Saturday, November 27, 2010

The Nest

Long distance relationships are tough.
At the beginning, you try to find all the positive aspects: travelling all the time to reach the other one is nice, you may be even thrilled to catch the train/bus/car/airplane/whatever in order to be with him/her; staying in another place seems like a nice change of scenery, as if you just found another home, where you sort of belong.
All in all, it's actually not so bad!
But after months, or, worse, years the thrill begins to fade.
You realize that travelling is just a waste of the time you could spend together. The other one's house is familiar, but you don't really belong there: the bed is not as comfortable as the one back at home, the bathroom is not your own, meals are at different hours and have a different taste... You just don't fit in the schedules of other people.

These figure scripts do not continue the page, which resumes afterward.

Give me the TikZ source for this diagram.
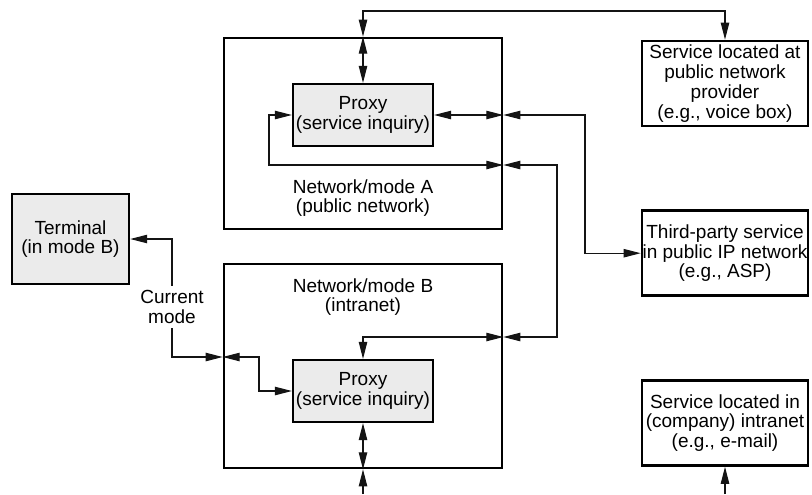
\documentclass[tikz,border=0pt]{standalone}
\usepackage{fontspec}
\setmainfont{Liberation Sans}
\usepackage{xcolor}
\usepackage{tikz}
\usetikzlibrary{arrows.meta,positioning}
\definecolor{ProxyGray}{HTML}{EBEBEB}
\definecolor{WireBlack}{HTML}{141414}

\begin{document}
\begin{tikzpicture}[
  x=0.5pt,y=-0.5pt,
  node distance=41pt,
  every node/.style={font=\fontsize{9.5}{9.9}\selectfont,align=center,inner sep=0pt},
  netbox/.style={draw=black,line width=1.35pt,minimum width=139pt},
  proxybox/.style={draw=black,line width=1.1pt,fill=ProxyGray,minimum width=70pt,minimum height=31pt},
  svcbox/.style={draw=black,line width=1.35pt,fill=white,minimum width=83pt,minimum height=42.5pt},
  link/.style={line width=0.55pt,color=WireBlack,-{Triangle[length=8.5pt,width=4.2pt]}},
  dlink/.style={line width=0.55pt,color=WireBlack,{Triangle[length=8.5pt,width=4.2pt]}-{Triangle[length=8.5pt,width=4.2pt]}}
]
  \useasboundingbox (0,0) rectangle (812,494);
  \node[netbox,minimum height=95.5pt] (netA) at (363,133.5) {};
  \node[proxybox] (proxyA) at (363,115) {Proxy\\(service inquiry)};
  \node (labA) at (363,198) {Network/mode A\\(public network)};
  \node[netbox,minimum height=102pt] (netB) at (363,366) {};
  \node[proxybox] (proxyB) at (363,391) {Proxy\\(service inquiry)};
  \node (labB) at (363,297) {Network/mode B\\(intranet)};
  \node[proxybox,line width=1.2pt,minimum width=58.5pt,minimum height=45pt] (terminal) at (70.5,239) {Terminal\\(in mode B)};
  \node[inner ysep=2pt] (curmode) at (172,307) {Current\\mode};
  \node[svcbox] (svcpub) at (725,83.5) {Service located at\\public network\\provider\\(e.g., voice box)};
  \node[svcbox,below=of svcpub] (third) {Third-party service\\in public IP network\\(e.g., ASP)};
  \node[svcbox,below=of third] (svcintra) {Service located in\\(company) intranet\\(e.g., e-mail)};

  \coordinate (topbus) at (0,11);
  \coordinate (busT) at (585,0);
  \coordinate (loopA) at (269,165);
  \coordinate (busB) at (557,0);
  \coordinate (innerB) at (363,337);
  \coordinate (loopB) at (259,357);
  \coordinate (feedB) at (363,494);
  \coordinate (feedS) at (725,494);

  \draw[dlink] (netA.north) |- (topbus -| svcpub.north) -- (svcpub.north);
  \draw[dlink] (proxyA.north) -- (netA.north);
  \draw[dlink] (proxyA.east) -- (proxyA.east -| netA.east);
  \draw[dlink] (proxyA.east -| netA.east) -- (proxyA.east -| busT) |- (third.west);
  \draw[dlink] (proxyA.west) -| (loopA) -- (loopA -| netA.east);
  \draw[dlink] (loopA -| netA.east) -- (loopA -| busB) |- (innerB -| netB.east);
  \draw[dlink] (innerB -| netB.east) -| (proxyB.north);
  \draw[dlink] (loopB -| netB.west) -- (loopB) |- (proxyB.west);
  \draw[link] (curmode.south) |- (loopB -| netB.west);
  \draw[link] (curmode.north) |- (terminal.east);
  \draw[dlink] (proxyB.south) -- (netB.south);
  \draw[link] (feedB) -- (netB.south);
  \draw[link] (feedS) -- (svcintra.south);
\end{tikzpicture}
\end{document}
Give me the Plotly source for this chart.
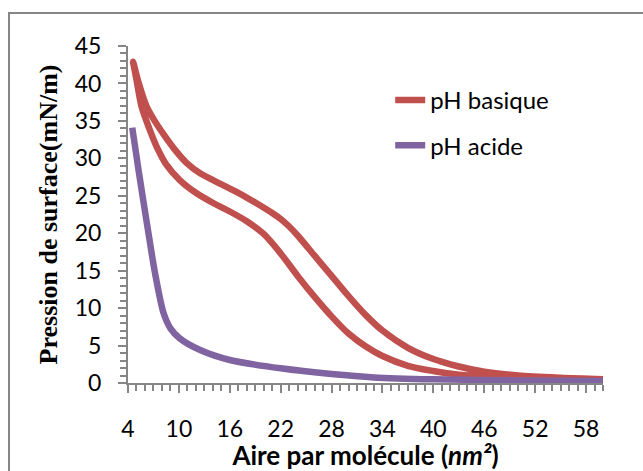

I know, all this things are almost trivial if taken individually. But if you add them up and multiply them per years... They can be pretty boring, can't they?
And you also realize that even your home is not okay, because you do not have your loved one with you.
So what?

Well, at first you try to go on like you've always done, considering all the hustle and bustle as your routine.
 But it's incredibly tiring!
You start to resent the situation and you think about building a nest, just for you two.
But where to start?
How can you build a nest if you don't even have the twigs to put it together? Or worse, if you cannot even find the right tree to build it on?!
It really becomes a problem. But there's not much to do. You just have to endure. And you have to do it, because, if the relationship is worth it, after a lot of travelling back and forth, you'll find a place.
Maybe it will not be the perfect one right away; maybe you'll use abandoned and shaky nests before, too little or too exposed, or on the wrong tree.
But in the end, if you keep searching and if you keep storing up twigs, you'll be able to build your own, real nest, comfortable and warm, on the strongest tree and well repaired from the rest of the world.